Pitfall #5: Failing to Plan for Partnership Changes
Partnerships rarely stay static. Life changes, partners relocate, financial circumstances shift, and aviation goals evolve. Yet many partnerships have no realistic mechanism for partners to exit or for bringing in new partners.
Common problems include:
- Unrealistic buyout terms: Requiring cash payment within 30 days when a partner's share might be $75,000+ is often impossible
- No valuation mechanism: Partners disagree about aircraft value when someone wants out
- Overly restrictive replacement approval: Remaining partners can't find anyone who meets everyone's criteria for a new partner
- Forced continuation: A partner who wants out must either find their own replacement or force dissolution and sale
Pro Tip: Include flexible exit provisions with multiple options: buyout by remaining partners (with payment terms of 12-24 months), partner finds qualified replacement subject to reasonable approval, or partnership dissolution if buyout isn't viable. Specify using recent professional appraisals or average of multiple broker opinions for valuation rather than leaving it to heated negotiation.
Bonus Pro Tips for Partnership Success
- Start with compatible partners: A two-partner arrangement is simpler but creates dependency. Three to four partners provide redundancy (if one partner has issues, the partnership continues) while keeping scheduling manageable. More than four partners often creates scheduling conflicts and decision-making complexity.
- Establish a managing partner: Designate one partner as the managing partner responsible for coordinating maintenance, paying bills, managing the schedule, and handling administrative tasks. Provide small compensation (reduced hourly rate or ownership percentage) for this work.
- Use technology: Online scheduling systems, shared expense tracking, digital logbooks, and partnership management software reduce friction and miscommunication. Transparency builds trust.
- Plan for the end from the beginning: Discuss upfront what triggers dissolution, how long you expect the partnership to last, and what everyone's exit strategy looks like. This isn't pessimism; it's realism that helps align expectations.
- Get everything in writing: Verbal agreements, gentlemen's handshakes, and "we'll figure it out" approaches destroy partnerships. If it's important enough to discuss, it's important enough to document in your operating agreement.

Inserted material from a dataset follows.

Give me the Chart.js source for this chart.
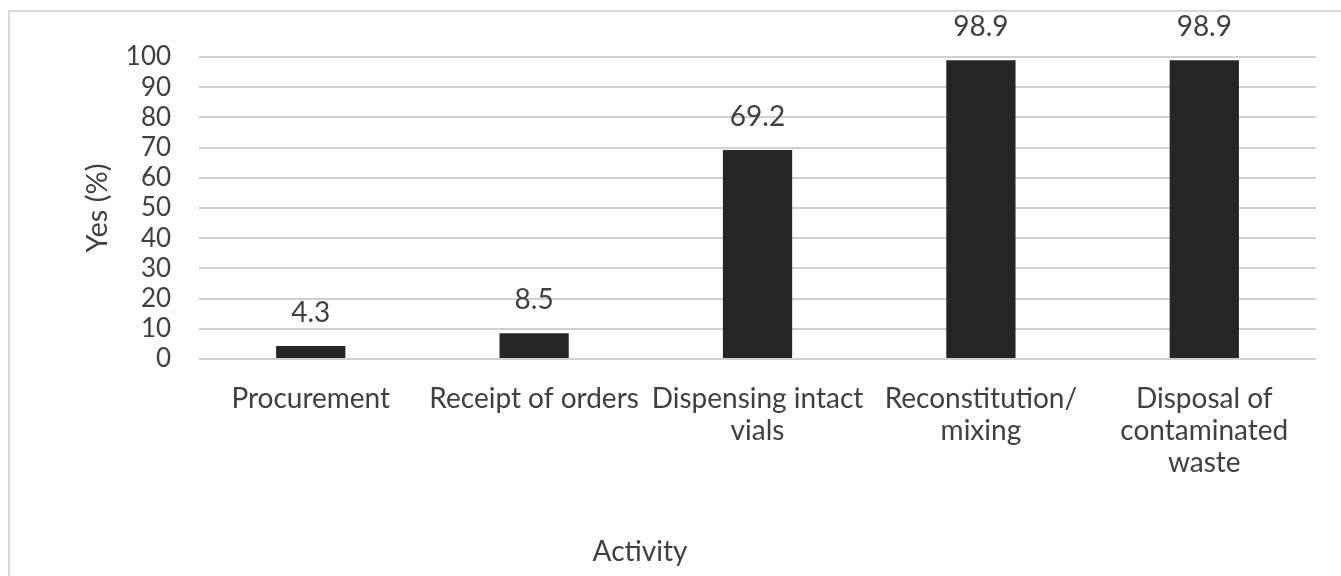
<!DOCTYPE html>
<html lang="en">
<head>
  <meta charset="UTF-8" />
  <title>Activity chart</title>
  <script src="https://cdn.jsdelivr.net/npm/chart.js"></script>
  <style>
    html, body { margin: 0; padding: 0; background: #fff; overflow: hidden; }
    .frame {
      position: absolute; left: 8px; top: 10px;
      width: 1400px; height: 700px;
      border: 2px solid #d9d9d9;
    }
    .wrap { position: absolute; left: 0; top: 0; width: 1341px; height: 576px; }
  </style>
</head>
<body>
  <div class="frame"></div>
  <div class="wrap"><canvas id="chart"></canvas></div>

  <script>
    const categories = [
      "Procurement",
      "Receipt of orders",
      ["Dispensing intact", "vials"],
      ["Reconstitution/", "mixing"],
      ["Disposal of", "contaminated", "waste"]
    ];
    const yesPercent = [4.3, 8.5, 69.2, 98.9, 98.9];
    const yTicks = [0, 10, 20, 30, 40, 50, 60, 70, 80, 90, 100];
    const xTitle = "Activity";

    const FONT = "Lato, 'Open Sans', sans-serif";
    const TEXT = "#404040";

    // value above each bar + the x axis title (left of the plot centre, like the original)
    const extraText = {
      id: "extraText",
      afterDatasetsDraw(chart) {
        const ctx = chart.ctx;
        const meta = chart.getDatasetMeta(0);
        const yScale = chart.scales.y;
        ctx.save();
        ctx.font = "28px " + FONT;
        ctx.fillStyle = TEXT;
        ctx.textAlign = "center";
        ctx.textBaseline = "middle";
        meta.data.forEach((bar, i) => {
          const top = yScale.getPixelForValue(yesPercent[i]);
          ctx.fillText(yesPercent[i].toFixed(1), bar.x, top - 33);
        });
        ctx.fillText(xTitle, 640, 552);
        ctx.restore();
      }
    };

    new Chart(document.getElementById("chart"), {
      type: "bar",
      data: {
        labels: categories,
        datasets: [{
          label: "Yes (%)",
          data: yesPercent,
          backgroundColor: "#262626",
          borderWidth: 0,
          categoryPercentage: 1,
          barPercentage: 0.31
        }]
      },
      options: {
        responsive: true,
        maintainAspectRatio: false,
        animation: false,
        layout: { padding: { left: 80, right: 25, top: 57, bottom: 73 } },
        plugins: {
          legend: { display: false },
          tooltip: { enabled: false }
        },
        scales: {
          x: {
            grid: { display: false, drawTicks: false },
            border: { display: false },
            ticks: {
              autoSkip: false,
              maxRotation: 0,
              padding: 24,
              color: TEXT,
              font: { family: FONT, size: 28, lineHeight: 1.143 }
            }
          },
          y: {
            min: 0,
            max: 100,
            afterBuildTicks: axis => { axis.ticks = yTicks.map(v => ({ value: v })); },
            grid: { color: "#d0d0d0", lineWidth: 2, drawTicks: false },
            border: { display: false },
            ticks: {
              autoSkip: false,
              padding: 28,
              color: TEXT,
              font: { family: FONT, size: 26 }
            },
            title: {
              display: true,
              text: "Yes (%)",
              color: TEXT,
              font: { family: FONT, size: 29 },
              padding: { top: 0, bottom: -17 }
            }
          }
        }
      },
      plugins: [extraText]
    });
  </script>
</body>
</html>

Moving Forward with Partnership Aircraft Financing
Aircraft partnerships offer a financially viable path to ownership for many pilots who couldn't afford sole ownership. By splitting acquisition costs, operating expenses, and maintenance obligations, partnerships make aircraft ownership accessible while providing reasonable utilization of an expensive asset.
However, partnership success requires more than splitting costs. It demands clear legal structures that satisfy lender requirements, comprehensive operating agreements that address every foreseeable scenario, transparent financial management, compatible partners with aligned expectations, and professional approaches to partnership administration.

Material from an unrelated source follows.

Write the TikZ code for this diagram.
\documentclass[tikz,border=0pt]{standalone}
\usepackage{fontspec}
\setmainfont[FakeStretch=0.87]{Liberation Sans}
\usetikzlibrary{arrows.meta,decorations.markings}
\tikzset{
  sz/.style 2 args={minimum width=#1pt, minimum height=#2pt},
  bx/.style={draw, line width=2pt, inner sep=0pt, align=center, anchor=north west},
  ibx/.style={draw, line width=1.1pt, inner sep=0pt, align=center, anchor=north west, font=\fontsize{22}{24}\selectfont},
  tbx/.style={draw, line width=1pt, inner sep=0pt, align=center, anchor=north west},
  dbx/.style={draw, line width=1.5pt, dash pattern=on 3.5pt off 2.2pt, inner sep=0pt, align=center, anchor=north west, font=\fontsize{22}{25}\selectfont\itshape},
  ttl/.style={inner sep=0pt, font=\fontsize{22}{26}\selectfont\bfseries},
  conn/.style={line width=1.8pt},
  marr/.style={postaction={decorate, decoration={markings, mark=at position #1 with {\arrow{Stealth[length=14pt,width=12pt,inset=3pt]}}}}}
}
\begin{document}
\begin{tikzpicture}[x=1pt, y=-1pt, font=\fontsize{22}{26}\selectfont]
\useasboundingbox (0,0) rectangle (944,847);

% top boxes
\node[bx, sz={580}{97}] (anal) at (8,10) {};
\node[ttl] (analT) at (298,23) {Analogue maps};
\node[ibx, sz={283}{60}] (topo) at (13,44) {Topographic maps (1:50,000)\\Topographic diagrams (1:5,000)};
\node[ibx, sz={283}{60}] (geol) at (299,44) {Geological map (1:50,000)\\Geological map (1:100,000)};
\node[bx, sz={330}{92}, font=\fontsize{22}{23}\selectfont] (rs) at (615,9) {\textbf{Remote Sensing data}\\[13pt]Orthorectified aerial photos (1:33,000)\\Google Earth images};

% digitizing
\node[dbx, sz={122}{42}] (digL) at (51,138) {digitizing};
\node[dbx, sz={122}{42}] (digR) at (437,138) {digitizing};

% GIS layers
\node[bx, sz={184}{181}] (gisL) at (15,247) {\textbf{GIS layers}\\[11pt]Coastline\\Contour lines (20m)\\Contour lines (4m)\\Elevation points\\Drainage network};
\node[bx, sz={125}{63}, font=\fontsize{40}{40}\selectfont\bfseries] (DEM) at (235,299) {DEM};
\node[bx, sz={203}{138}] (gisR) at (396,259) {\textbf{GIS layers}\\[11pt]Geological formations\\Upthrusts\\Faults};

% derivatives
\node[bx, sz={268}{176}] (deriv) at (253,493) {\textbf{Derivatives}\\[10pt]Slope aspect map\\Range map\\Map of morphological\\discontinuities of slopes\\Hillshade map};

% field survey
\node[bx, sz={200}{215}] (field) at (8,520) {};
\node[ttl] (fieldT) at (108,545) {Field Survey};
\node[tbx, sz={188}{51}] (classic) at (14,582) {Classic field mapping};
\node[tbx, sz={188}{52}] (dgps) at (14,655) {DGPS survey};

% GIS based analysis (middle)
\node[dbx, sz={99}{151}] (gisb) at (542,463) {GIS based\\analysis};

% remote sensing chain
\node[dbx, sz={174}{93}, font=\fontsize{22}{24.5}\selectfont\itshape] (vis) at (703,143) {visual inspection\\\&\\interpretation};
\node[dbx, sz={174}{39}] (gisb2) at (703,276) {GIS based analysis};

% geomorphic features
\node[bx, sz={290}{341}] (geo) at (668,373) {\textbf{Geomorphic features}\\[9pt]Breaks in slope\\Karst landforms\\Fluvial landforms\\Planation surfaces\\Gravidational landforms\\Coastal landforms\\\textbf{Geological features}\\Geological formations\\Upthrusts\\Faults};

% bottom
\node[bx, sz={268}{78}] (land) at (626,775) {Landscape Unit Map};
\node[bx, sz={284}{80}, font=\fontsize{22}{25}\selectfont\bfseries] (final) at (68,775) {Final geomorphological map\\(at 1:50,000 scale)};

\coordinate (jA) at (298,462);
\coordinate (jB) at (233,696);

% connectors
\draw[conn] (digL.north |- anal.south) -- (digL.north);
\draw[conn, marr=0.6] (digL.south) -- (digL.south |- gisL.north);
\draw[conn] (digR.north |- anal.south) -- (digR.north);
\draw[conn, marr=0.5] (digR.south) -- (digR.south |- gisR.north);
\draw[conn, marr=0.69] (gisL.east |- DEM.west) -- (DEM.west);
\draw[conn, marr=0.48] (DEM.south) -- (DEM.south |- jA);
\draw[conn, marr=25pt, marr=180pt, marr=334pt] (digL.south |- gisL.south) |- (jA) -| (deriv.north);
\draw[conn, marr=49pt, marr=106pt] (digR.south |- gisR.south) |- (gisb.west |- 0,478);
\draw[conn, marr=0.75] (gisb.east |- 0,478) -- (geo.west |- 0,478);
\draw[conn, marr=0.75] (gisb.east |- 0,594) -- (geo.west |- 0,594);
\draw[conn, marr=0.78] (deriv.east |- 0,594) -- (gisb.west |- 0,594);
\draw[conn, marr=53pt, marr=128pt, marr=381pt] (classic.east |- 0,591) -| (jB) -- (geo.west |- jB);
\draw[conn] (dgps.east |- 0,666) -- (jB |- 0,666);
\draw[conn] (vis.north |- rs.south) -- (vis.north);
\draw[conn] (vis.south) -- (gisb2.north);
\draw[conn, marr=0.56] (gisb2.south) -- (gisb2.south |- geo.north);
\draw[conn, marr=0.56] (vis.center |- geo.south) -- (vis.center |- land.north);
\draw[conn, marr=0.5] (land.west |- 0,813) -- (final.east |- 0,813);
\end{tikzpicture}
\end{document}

If you're considering partnership aircraft ownership, take these next steps:
- Evaluate potential partners thoroughly, focusing on financial capability, aviation attitudes, and long-term compatibility
- Consult with an aviation attorney experienced in aircraft partnerships to establish proper LLC structure and operating agreements
- Calculate realistic total ownership costs using our aircraft affordability calculator
- Get pre-qualified for financing to understand what lenders will require from your partnership
- Review our first-time aircraft buyer guide for additional insights on the purchase process
- Consider consulting with experienced partnership aircraft owners in your area to learn from their successes and mistakes
The right partnership with proper structure, adequate financing, and clear agreements can provide years of enjoyable, affordable flying. The wrong partnership with rushed planning and inadequate documentation can destroy friendships and create financial nightmares. Invest the time and money upfront to build a solid foundation, and you'll be positioned for partnership success.
Frequently Asked Questions
Do all partners need to qualify for the full loan amount in an aircraft partnership?
Traditionally, yes. Most lenders require each partner to qualify individually for the full loan amount and provide personal guarantees. However, some specialized aviation lenders may allow partners to combine their financial information to meet qualification requirements, or rely on just one strong partner's credit profile.
What's the best ownership structure for financing a partnership aircraft?
An LLC (Limited Liability Company) is the most common and recommended structure for aircraft partnerships seeking financing. The LLC owns the aircraft and is registered with the FAA, while lenders rely on the personal credit and financial condition of the LLC members. This structure provides liability protection, tax benefits, and estate planning advantages while satisfying lender requirements.
How much down payment is required for partnership aircraft financing?
Most lenders require 15-20% down payment for well-qualified partnerships with strong credit profiles. However, partnerships may face higher requirements of 20-25% if partners have lower credit scores, limited aviation experience, or are purchasing an older aircraft. Some specialized programs offer as little as 10% down for exceptionally qualified partnerships.
Can one partner finance the aircraft while others pay cash for their share?
Yes, this hybrid approach is possible but requires careful structuring. Typically, one partner would secure the loan in their name (or through the LLC with their personal guarantee), while other partners contribute their equity share upfront. This must be clearly documented in your partnership agreement, and the lending partner may need to qualify for the full loan amount.
What happens to the loan if one partner wants to exit the partnership?
Your partnership agreement should include buy-sell provisions addressing this scenario. Options include: the remaining partner(s) buying out the exiting partner's share, bringing in a new qualified partner, or selling the aircraft entirely. If the loan remains, the lender may require re-qualification of remaining partners or loan restructuring.
Do aircraft partnerships get better loan rates than individual buyers?
Not necessarily. Rates depend primarily on the creditworthiness of the guarantors, aircraft value, and market conditions rather than ownership structure. However, partnerships with multiple high-credit-score partners may present lower risk to lenders, potentially qualifying for more favorable terms. The key advantage is shared down payment and monthly obligations rather than rate benefits.
Disclaimer: This article provides general information about aircraft partnership financing and should not be considered legal, financial, or tax advice. Partnership structures, financing requirements, and legal considerations vary by jurisdiction and individual circumstances. Consult with qualified aviation attorneys, financial advisors, and tax professionals before forming an aircraft partnership or making financing decisions.